--- begin MATERIAL PROVIDED ---

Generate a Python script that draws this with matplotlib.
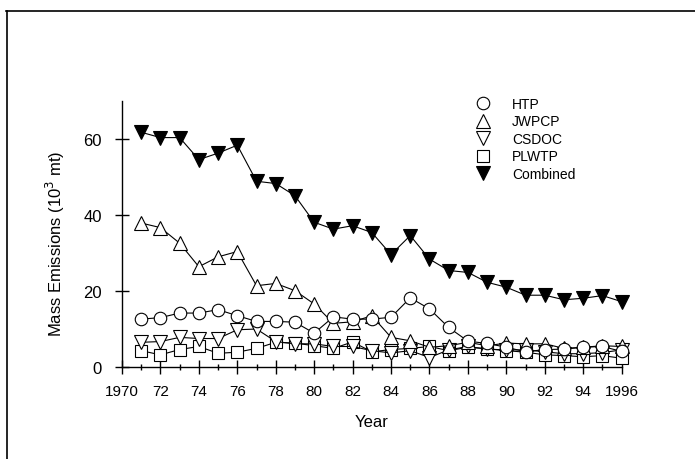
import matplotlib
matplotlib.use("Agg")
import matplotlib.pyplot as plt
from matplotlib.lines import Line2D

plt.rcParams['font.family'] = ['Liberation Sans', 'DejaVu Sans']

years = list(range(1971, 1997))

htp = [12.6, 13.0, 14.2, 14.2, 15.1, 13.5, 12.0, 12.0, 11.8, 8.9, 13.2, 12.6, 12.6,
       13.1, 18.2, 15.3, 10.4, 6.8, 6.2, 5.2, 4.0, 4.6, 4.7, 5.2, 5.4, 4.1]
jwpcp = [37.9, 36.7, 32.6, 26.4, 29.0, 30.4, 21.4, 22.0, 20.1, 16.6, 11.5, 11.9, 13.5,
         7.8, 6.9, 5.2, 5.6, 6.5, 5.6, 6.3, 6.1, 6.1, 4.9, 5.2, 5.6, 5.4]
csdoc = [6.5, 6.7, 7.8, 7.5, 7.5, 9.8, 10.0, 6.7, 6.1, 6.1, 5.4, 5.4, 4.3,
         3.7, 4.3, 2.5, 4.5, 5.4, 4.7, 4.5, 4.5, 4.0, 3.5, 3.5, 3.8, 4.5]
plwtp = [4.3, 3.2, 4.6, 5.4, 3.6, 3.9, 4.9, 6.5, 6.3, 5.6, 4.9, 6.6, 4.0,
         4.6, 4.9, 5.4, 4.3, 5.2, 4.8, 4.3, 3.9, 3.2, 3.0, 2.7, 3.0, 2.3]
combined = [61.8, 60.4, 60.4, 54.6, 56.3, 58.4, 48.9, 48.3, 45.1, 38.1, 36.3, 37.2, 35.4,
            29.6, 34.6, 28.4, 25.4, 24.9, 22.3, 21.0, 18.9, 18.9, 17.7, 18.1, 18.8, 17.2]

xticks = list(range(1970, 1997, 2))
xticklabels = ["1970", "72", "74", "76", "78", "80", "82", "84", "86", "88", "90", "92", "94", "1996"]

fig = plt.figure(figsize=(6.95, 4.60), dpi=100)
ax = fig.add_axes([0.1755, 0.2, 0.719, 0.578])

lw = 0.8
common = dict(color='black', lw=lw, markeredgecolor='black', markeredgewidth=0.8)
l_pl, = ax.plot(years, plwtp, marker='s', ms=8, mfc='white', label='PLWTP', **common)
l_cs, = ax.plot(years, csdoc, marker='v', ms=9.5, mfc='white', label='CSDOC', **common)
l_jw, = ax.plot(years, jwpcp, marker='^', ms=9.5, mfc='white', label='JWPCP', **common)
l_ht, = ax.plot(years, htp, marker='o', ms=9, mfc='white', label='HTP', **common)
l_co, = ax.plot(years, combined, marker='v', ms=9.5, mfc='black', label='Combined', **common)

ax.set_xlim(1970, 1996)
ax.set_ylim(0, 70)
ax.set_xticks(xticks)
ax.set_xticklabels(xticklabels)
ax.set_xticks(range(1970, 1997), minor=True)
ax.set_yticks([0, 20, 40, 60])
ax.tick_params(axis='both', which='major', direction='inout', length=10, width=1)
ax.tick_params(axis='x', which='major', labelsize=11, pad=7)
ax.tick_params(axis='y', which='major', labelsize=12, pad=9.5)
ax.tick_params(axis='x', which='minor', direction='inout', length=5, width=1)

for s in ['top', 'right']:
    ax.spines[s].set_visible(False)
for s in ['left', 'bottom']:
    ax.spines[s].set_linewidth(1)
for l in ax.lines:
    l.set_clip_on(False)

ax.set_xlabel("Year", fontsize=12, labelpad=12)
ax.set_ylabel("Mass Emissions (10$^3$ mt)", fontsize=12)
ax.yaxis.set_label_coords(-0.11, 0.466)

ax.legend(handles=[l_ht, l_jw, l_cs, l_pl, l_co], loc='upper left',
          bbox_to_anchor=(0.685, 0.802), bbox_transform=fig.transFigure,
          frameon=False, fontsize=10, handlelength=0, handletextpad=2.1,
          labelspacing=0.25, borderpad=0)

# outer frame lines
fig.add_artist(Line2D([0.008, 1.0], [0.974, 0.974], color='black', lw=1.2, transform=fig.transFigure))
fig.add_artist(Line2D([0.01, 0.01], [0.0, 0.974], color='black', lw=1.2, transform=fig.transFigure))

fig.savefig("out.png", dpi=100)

--- end MATERIAL PROVIDED ---

YOUR TASK: Reproduce the data above word for word from its first line through the line that holds "years = list(range(1971, 1997))", both ends included; skip pictures.

TASK RESULT:
Generate a Python script that draws this with matplotlib.
import matplotlib
matplotlib.use("Agg")
import matplotlib.pyplot as plt
from matplotlib.lines import Line2D

plt.rcParams['font.family'] = ['Liberation Sans', 'DejaVu Sans']

years = list(range(1971, 1997))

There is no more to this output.